[Records with drawing code]

+ + +

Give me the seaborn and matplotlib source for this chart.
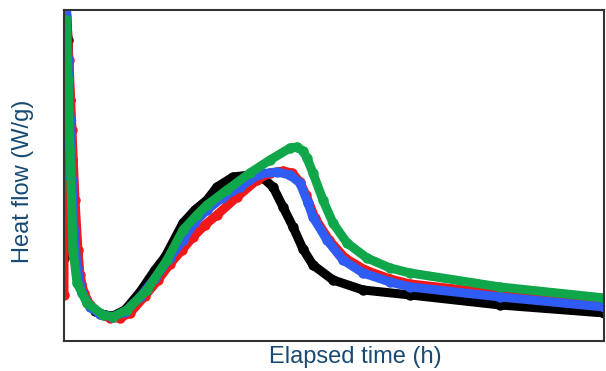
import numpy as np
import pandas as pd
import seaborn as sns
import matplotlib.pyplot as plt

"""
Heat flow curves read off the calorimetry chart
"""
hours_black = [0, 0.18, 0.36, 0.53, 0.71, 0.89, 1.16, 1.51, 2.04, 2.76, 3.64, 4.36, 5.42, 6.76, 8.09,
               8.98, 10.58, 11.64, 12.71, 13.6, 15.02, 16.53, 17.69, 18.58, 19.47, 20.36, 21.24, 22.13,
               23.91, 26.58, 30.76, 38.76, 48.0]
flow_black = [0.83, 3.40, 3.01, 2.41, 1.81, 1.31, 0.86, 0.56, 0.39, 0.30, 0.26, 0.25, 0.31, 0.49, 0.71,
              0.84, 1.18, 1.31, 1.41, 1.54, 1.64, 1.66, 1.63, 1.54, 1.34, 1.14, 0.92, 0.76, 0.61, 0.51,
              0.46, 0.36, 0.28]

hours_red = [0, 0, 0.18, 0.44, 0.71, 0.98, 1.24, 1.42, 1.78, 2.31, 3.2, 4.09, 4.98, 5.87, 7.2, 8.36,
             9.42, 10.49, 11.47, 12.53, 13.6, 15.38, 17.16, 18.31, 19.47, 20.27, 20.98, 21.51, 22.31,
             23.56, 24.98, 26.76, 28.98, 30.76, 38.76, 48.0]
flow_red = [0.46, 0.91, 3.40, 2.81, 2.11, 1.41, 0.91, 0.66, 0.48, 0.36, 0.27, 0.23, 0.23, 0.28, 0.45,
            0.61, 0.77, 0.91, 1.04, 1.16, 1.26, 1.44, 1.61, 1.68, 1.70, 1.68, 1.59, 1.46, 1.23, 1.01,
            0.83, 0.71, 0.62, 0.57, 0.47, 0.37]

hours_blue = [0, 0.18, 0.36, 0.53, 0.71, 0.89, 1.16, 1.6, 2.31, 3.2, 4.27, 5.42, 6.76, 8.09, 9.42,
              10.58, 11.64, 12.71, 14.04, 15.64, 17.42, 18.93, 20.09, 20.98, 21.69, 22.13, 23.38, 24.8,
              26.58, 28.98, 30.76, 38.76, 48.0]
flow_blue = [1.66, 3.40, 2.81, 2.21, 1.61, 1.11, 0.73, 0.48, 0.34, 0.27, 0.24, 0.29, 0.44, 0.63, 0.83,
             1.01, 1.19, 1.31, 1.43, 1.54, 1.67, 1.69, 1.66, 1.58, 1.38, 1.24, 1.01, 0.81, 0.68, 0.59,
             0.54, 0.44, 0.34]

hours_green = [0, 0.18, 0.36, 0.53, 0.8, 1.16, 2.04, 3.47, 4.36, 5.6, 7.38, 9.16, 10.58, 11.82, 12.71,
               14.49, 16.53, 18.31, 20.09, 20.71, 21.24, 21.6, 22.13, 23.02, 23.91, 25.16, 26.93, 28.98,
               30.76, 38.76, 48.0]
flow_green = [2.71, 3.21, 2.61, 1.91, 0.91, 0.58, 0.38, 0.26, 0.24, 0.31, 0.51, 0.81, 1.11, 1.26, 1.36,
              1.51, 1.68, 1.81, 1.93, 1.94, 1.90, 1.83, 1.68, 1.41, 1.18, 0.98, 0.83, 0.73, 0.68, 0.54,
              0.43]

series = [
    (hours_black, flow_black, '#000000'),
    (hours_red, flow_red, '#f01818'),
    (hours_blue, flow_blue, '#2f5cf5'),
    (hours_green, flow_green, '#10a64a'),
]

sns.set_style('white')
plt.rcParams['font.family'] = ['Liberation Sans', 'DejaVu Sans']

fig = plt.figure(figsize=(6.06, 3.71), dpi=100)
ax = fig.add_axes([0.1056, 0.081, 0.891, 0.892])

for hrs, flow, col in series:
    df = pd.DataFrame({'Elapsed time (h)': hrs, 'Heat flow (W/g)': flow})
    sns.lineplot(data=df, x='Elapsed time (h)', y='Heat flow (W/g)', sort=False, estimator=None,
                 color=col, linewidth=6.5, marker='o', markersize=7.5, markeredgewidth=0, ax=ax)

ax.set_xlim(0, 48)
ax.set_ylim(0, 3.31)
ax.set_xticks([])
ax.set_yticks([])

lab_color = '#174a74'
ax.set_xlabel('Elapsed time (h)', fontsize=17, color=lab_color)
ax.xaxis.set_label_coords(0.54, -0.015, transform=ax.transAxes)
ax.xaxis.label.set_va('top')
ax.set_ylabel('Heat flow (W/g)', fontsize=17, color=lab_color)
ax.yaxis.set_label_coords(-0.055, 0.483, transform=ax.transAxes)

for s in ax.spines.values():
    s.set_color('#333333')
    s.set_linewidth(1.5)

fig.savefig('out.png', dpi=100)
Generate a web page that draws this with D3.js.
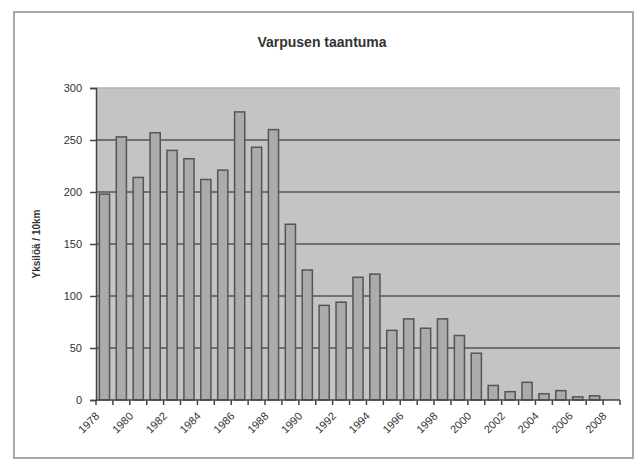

+ + +

> WHAT YOU WILL DO: Repeat the lines from where the entries begin to the line with "import matplotlib.pyplot as plt", both included. Any picture is left out.

> EXPECTED OUTPUT:
Give me the seaborn and matplotlib source for this chart.
import numpy as np
import pandas as pd
import seaborn as sns
import matplotlib.pyplot as plt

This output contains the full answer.